Former Australian army officer David Kilcullen, who was General David Petraeus' senior counter-insurgency strategist and now a consultant to the Obama Administration, says Pakistan is the biggest concern and its collapse will be a blow to America's war on terror and the al-Qaeda would end up running what he calls 'Talibanistan'.
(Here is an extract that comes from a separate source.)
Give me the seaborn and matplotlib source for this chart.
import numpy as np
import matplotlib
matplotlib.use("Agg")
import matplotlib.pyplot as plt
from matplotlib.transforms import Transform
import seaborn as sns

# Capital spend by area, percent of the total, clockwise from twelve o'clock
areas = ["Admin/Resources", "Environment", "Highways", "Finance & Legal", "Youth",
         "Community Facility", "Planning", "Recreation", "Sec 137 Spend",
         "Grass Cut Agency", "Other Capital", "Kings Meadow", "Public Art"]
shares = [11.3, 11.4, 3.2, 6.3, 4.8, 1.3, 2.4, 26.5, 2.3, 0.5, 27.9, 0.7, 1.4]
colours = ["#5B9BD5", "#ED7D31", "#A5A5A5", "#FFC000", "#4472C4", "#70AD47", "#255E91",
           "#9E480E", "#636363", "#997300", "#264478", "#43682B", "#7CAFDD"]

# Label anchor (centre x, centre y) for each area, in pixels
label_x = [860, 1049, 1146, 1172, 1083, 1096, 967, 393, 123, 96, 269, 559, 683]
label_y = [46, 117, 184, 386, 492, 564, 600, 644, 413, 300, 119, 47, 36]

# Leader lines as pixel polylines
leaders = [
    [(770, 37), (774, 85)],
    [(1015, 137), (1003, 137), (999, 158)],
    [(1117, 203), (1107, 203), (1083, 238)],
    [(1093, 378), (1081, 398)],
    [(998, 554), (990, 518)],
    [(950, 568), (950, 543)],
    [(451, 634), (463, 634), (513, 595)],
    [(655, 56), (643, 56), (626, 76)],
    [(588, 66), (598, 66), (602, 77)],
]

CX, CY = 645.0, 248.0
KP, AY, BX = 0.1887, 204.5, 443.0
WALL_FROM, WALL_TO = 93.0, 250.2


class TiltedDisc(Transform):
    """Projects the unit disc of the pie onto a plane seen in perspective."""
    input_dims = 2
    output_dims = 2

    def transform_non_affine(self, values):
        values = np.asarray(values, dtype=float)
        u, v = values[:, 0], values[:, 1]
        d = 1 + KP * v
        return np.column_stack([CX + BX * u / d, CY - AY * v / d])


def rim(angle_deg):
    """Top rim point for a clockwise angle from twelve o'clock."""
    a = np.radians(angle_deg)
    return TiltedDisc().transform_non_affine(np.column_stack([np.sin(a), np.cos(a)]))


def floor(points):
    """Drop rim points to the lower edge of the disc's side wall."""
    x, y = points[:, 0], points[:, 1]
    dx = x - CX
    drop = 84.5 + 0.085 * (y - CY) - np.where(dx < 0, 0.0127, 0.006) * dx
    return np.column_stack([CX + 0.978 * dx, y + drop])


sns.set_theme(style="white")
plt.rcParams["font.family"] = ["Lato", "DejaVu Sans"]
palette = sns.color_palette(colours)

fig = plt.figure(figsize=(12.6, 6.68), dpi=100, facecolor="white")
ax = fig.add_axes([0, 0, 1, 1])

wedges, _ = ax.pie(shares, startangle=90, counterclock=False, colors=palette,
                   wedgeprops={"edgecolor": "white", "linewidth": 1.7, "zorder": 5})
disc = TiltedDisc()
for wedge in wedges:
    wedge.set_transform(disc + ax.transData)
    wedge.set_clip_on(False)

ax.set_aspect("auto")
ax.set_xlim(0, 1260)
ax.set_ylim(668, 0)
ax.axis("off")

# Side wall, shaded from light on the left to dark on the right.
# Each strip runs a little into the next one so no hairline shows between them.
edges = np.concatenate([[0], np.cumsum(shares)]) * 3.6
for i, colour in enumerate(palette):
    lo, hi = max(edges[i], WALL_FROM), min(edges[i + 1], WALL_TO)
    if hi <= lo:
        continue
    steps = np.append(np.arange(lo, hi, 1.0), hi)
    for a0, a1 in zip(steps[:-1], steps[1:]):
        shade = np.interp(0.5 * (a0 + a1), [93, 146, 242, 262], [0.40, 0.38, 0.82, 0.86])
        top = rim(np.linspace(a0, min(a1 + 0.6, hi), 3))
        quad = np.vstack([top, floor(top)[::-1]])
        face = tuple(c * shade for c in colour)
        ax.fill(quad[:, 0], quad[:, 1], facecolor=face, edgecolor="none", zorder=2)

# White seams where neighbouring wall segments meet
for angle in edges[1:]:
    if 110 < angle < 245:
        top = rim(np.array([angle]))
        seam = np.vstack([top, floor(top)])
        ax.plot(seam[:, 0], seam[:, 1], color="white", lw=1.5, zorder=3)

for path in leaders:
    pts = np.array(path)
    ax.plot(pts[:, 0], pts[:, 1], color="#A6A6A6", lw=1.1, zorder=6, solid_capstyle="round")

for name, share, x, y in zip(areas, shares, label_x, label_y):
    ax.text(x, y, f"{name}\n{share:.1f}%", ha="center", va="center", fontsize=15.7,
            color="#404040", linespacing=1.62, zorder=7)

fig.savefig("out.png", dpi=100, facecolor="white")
"We have to face the fact that if Pakistan collapses it will dwarf anything we have seen so far in whatever we're calling the war on terror now. You just can't say that you're not going to worry about al-Qaeda taking control of Pakistan and its nukes... the headquarters of the al-Qaeda sitting in two-thirds of the country the government does not control. Afghanistan... easy to understand, difficult to execute. But in Pakistan, it is very difficult to understand and it's extremely difficult for us to generate any leverage, because Pakistan does not want our help," Kilcullen told the Sydney Morning Herald.

When Obama unveiled his new Af-Pak policy in Washington last month, he warned that the terrorist group was already rooted in Pakistan, plotting more attacks on the US.

The worry in Washington has been that Pakistan's missiles will fall into al-Qaeda's control.

Kilcullen's warning comes at a time when the US is struggling to redeploy more forces to stabilise the Afghanistan-Pakistan region.

However, Pakistan's Foreign Minister Shah Mehmood Qureshi claimed Kilcullen's warning would not come true. Qureshi said there was trouble only in a few pockets of the country.

"I am saying we have to keep things in the correct perspective. Yes, we are concerned, yes there is a challenge but Pakistan is not collapsing. Pakistan is not a few pockets. Pakistan is a strong, vibrant country. The people of Pakistan will defend Pakistan," said Qureshi.